There may be a question, how to know if a company may have manipulated its financial statement? Honestly, it is not easy to know because it requires extra precision in reading the statement. However, there are some tips: The more complicated and the more types of accounts in the financial statement, the greater the tendency that it have been manipulated, or designed. Cannot believe? You can compare the financial statements of Bumi Resources with Astra International, you will understand the difference.

And how do we know if a company has been designing their share prices to be as their wish? Unfortunately, there is no way to know this, because when a stock has been moving improperly (up or down at once in a large percentage, for no apparent reason), it is not necessarily that the mover is the concerned company, but could be other parties.

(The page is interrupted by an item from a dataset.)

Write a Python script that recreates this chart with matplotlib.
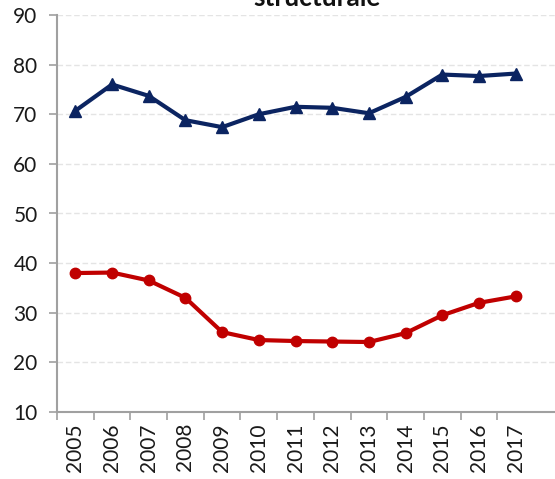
import matplotlib

matplotlib.use("Agg")
import matplotlib.pyplot as plt
import numpy as np

years = ["2005", "2006", "2007", "2008", "2009", "2010", "2011",
         "2012", "2013", "2014", "2015", "2016", "2017"]
upper_series = [70.7, 76.0, 73.7, 68.8, 67.4, 70.0, 71.5, 71.3, 70.2, 73.5, 78.0, 77.7, 78.2]
lower_series = [38.0, 38.1, 36.5, 33.0, 26.1, 24.5, 24.3, 24.2, 24.1, 25.9, 29.5, 32.0, 33.3]

plt.rcParams["font.family"] = ["Lato", "DejaVu Sans"]

fig = plt.figure(figsize=(5.55, 4.79), dpi=100)
ax = fig.add_axes([57 / 555, 1 - 412 / 479, 1 - 57 / 555, (412 - 15) / 479])

x = np.arange(len(years))
ax.plot(x, upper_series, color="#0b2461", linewidth=3.0, marker="^",
        markersize=8, zorder=3, clip_on=False)
ax.plot(x, lower_series, color="#c00000", linewidth=3.0, marker="o",
        markersize=7.5, zorder=3, clip_on=False)

ax.set_ylim(10, 90)
ax.set_yticks(np.arange(10, 91, 10))
ax.set_xlim(-0.5, 13.07)

# category boundaries carry the tick marks, labels sit at the centres
ax.set_xticks(np.arange(-0.5, len(years) - 1, 1))
ax.set_xticklabels([])
ax.set_xticks(x, minor=True)
ax.set_xticklabels(years, minor=True, rotation=90)
ax.tick_params(axis="x", which="minor", length=0, pad=8, labelsize=15, labelcolor="#1a1a1a")
ax.tick_params(axis="x", which="major", length=6, width=1.2, color="#a0a0a0")
ax.tick_params(axis="y", length=6, width=1.2, color="#a0a0a0", pad=8,
               labelsize=15, labelcolor="#1a1a1a")

ax.grid(axis="y", color="#e4e4e4", linestyle=(0, (4, 2)), linewidth=1.0)
ax.set_axisbelow(True)
for side in ("top", "right"):
    ax.spines[side].set_visible(False)
for side in ("left", "bottom"):
    ax.spines[side].set_color("#a0a0a0")
    ax.spines[side].set_linewidth(1.5)

fig.text(317 / 555, 1 - 6 / 479, "structurale", ha="center", va="baseline",
         fontsize=19, fontweight="bold", color="#111111")

fig.savefig("out.png", dpi=100)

But there is one tip: You should avoid stock of a company that is: 1. Have a very large number of outstanding shares (tens of billions of pieces), while the size of the company itself is not too large (the assets less than Rp5 trillion), and 2. The public ownership of the company is too dominant, sometimes up to above 50%, this can be seen in its financial statements. Based on my research, companies that meet one of the two characteristics, or both, its share prices usually moving unnaturally, and possibly the bookie is the management itself.

Okay, I think that's all. Last, Bro Teguh, you can show us a company with the management that meet the three criteria of 'work' above? Well of course I can, the answer is Unilever Indonesia (UNVR). Check this out:
  1. Work Hard: The management of UNVR, or in this case its parent company, Unilever BV, routinely develop and launch new variant consumer products, at least changing its packaging, so the consumers would not get bored. If you notice some of Unilever products such as Pepsodent, Lifebuoy, Clear Shampoo, Wall's Ice Cream, etc, there always new variant of the products, so that consumers always feel buying a new product.
  2. Work Good: Since the first I know the company until now, I have not heard the news that Unilever getting sued for bankruptcy, getting disputes with other companies, or not paying taxes.
  3. Work Fair: UNVR may be a large company with the simplest financial statements on the Stock Exchange, and they also regularly pay huge dividends (100% of its net profit) for all shareholders without exception. Each time the company made certain corporate actions, the goal is solely to the development of the company, that’s it (last time, UNVR acquired brands 'She' from Sara Lee Body Care).
 
Board of Directors, PT Unilever Indonesia, Tbk

Because the company controlled by a great team and in a way that is very, very professional, it is no wonder that UNVR became the best and the most expensive stock in  IDX. I mean, just think about this: What would happen if UNVR had been controlled by the Bakrie Group, for example?

Fortunatel, UNVR is not the only company with good management, but there are many more others, and our job is just to find them.